Industry estimates for the frequency of vessel ownership or management changes during individual voyages suggest that it is not unusual — vessel operators restructure commercial arrangements, vessels change management for commercial reasons, and the maritime industry's global corporate structures create continuous churn in the beneficial ownership picture. A screening at fixture provides a snapshot. A compliant snapshot can become non-compliant days later.
Building a Transit Screening Protocol
The operational response to this risk is a transit screening protocol: not just screening at fixture, but conducting a repeat screen at a defined point during the voyage — commonly at mid-voyage or before arrival at the discharge port. The repeat screen uses the same vessel identifiers — IMO number, which is permanent; flag; manager — and checks against current sanctions lists.
For trading companies that move dozens of shipments simultaneously, this creates an administrative burden. The cost-benefit depends on the jurisdictions involved, the commodity class, and the counterparty risk profile. For trades in categories that attract heightened scrutiny — energy commodities, certain metals, trades involving regions with active sanctions programs — the administrative cost of transit screening is substantially lower than the compliance cost of discovering a problem after the trade has closed.

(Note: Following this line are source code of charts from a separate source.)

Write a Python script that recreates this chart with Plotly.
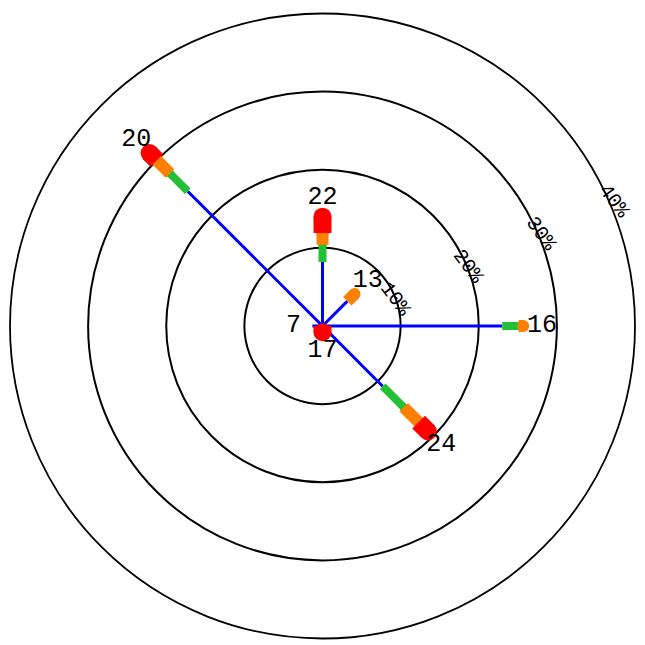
import plotly.graph_objects as go

directions = [0, 45, 90, 135, 180, 225, 270, 315]
# cumulative percentages at the end of each band
band1 = [8.2, 4.5, 23.0, 10.9, 0.0, 0.0, 1.3, 24.4]
band2 = [10.4, 4.5, 25.1, 14.7, 0.0, 0.0, 1.3, 27.6]
band3 = [11.9, 5.8, 25.7, 17.4, 0.0, 0.0, 1.3, 30.0]
band4 = [14.0, 5.8, 25.7, 19.1, 0.8, 0.0, 1.3, 31.3]
labels = ["22", "13", "16", "24", "17", "", "7", "20"]
tick_vals = [10, 20, 30, 40]
tick_text = ["10%", "20%", "30%", "40%"]
tick_pad = [0, 2, 4, 6]  # leading non-breaking spaces to slide labels along the rings

colors = ["#0000FF", "#22C032", "#FF8000", "#FF0000"]
widths = [3, 8, 12, 18]

bands = [band1, band2, band3, band4]

fig = go.Figure()
for b in range(4):
    r, th, er, eth = [], [], [], []
    for i, d in enumerate(directions):
        start = 0.0 if b == 0 else bands[b - 1][i]
        end = bands[b][i]
        if end - start <= 0:
            continue
        r += [start, end, None]
        th += [d, d, None]
        er.append(end)
        eth.append(d)
    fig.add_trace(go.Scatterpolar(r=r, theta=th, mode="lines",
                                  line=dict(color=colors[b], width=widths[b]),
                                  connectgaps=False, hoverinfo="skip"))
    if b > 0:
        fig.add_trace(go.Scatterpolar(r=er, theta=eth, mode="markers",
                                      marker=dict(color=colors[b], size=widths[b], line=dict(width=0)),
                                      hoverinfo="skip"))

fig.add_trace(go.Scatterpolar(r=[v + 2.4 for v in band4], theta=directions, mode="text",
                              text=labels, textposition="middle center",
                              textfont=dict(family="Liberation Mono", size=25, color="black"),
                              hoverinfo="skip"))

fig.update_layout(
    width=645, height=645,
    margin=dict(l=2, r=18, t=5, b=14),
    paper_bgcolor="white",
    showlegend=False,
    polar=dict(
        bgcolor="white",
        radialaxis=dict(range=[0, 40], tickvals=tick_vals,
                        ticktext=["\u00a0" * p + t for p, t in zip(tick_pad, tick_text)],
                        showgrid=True, gridcolor="black", gridwidth=1.8,
                        showline=False, ticks="", angle=41.6, tickangle=94.6,
                        tickfont=dict(family="Liberation Mono", size=20, color="black")),
        angularaxis=dict(rotation=90, direction="clockwise", showgrid=False,
                         showticklabels=False, ticks="", showline=True,
                         linecolor="black", linewidth=1.8),
    ),
)
fig.write_html("out.html")
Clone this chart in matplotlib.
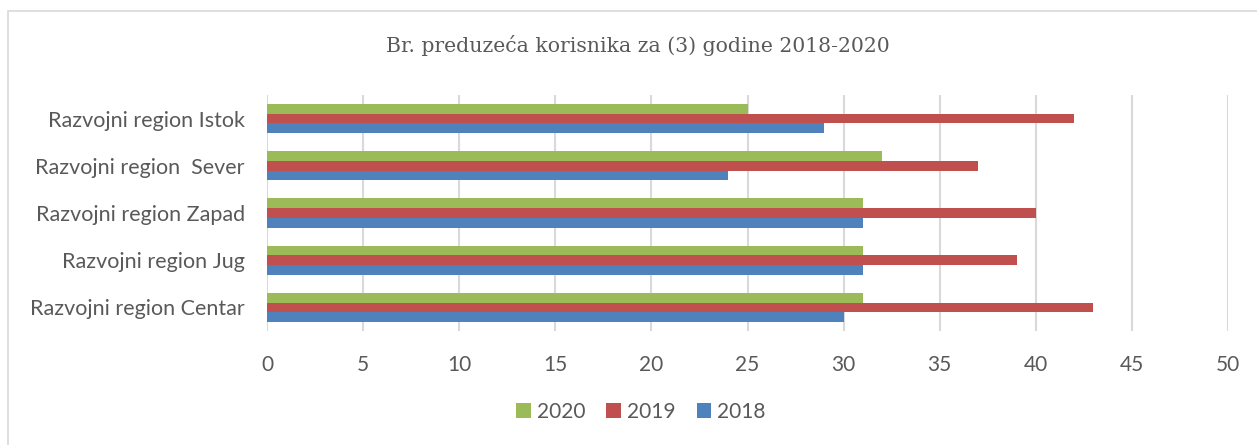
import numpy as np
import matplotlib.pyplot as plt
import matplotlib.patches as patches

# Podatki
regions = ['Razvojni region Centar', 'Razvojni region Jug', 'Razvojni region Zapad',
           'Razvojni region  Sever', 'Razvojni region Istok']
v2018 = [30, 31, 31, 24, 29]
v2019 = [43, 39, 40, 37, 42]
v2020 = [31, 31, 31, 32, 25]

title = 'Br. preduzeća korisnika za (3) godine 2018-2020'
xticks = [0, 5, 10, 15, 20, 25, 30, 35, 40, 45, 50]

c2018 = '#4F81BD'
c2019 = '#C0504D'
c2020 = '#9BBB59'
txt = '#595959'

plt.rcParams['font.family'] = ['Lato', 'DejaVu Sans']

fig = plt.figure(figsize=(12.57, 4.45), dpi=100)
ax = fig.add_axes([267/1257, 1 - 331/445, (1228 - 267)/1257, (331 - 95)/445])

# Okvir
fig.patches.append(patches.Rectangle((8/1257, -0.1), 1.1, 1 - 11/445 + 0.1,
                                     transform=fig.transFigure, fill=False,
                                     edgecolor='#D9D9D9', linewidth=1.2))

y = np.arange(len(regions))
h = 0.205
ax.barh(y - h, v2018, height=h, color=c2018, label='2018', zorder=3)
ax.barh(y, v2019, height=h, color=c2019, label='2019', zorder=3)
ax.barh(y + h, v2020, height=h, color=c2020, label='2020', zorder=3)

ax.set_xlim(0, 50)
ax.set_ylim(-0.5, 4.5)
ax.set_xticks(xticks)
ax.set_yticks(y)
ax.set_yticklabels(regions)
ax.grid(axis='x', color='#D9D9D9', linewidth=1.5, zorder=0)
for s in ax.spines.values():
    s.set_visible(False)
ax.tick_params(axis='y', length=0, pad=16, labelsize=15.5, labelcolor=txt)
ax.tick_params(axis='x', length=0, pad=17, labelsize=15, labelcolor=txt)

fig.text(638/1257, 1 - 46/445, title, ha='center', va='center',
         family='DejaVu Serif', fontsize=14.7, color=txt)

handles, labels = ax.get_legend_handles_labels()
leg = fig.legend(handles[::-1], labels[::-1], loc='center', ncol=3,
                 bbox_to_anchor=(641/1257, 1 - 412/445), frameon=False,
                 handlelength=0.7, handleheight=0.7, handletextpad=0.3,
                 columnspacing=1.0, fontsize=15)
for t in leg.get_texts():
    t.set_color(txt)

plt.savefig('out.png', dpi=100)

The challenge is that transit screening is not yet uniformly required or standard across the commodity trading industry. It is becoming more common among large trading houses with dedicated compliance functions, while remaining less common among smaller operators. The gap in practice creates an uneven compliance landscape where the same vessel on the same voyage may be adequately screened by some counterparties and inadequately screened by others.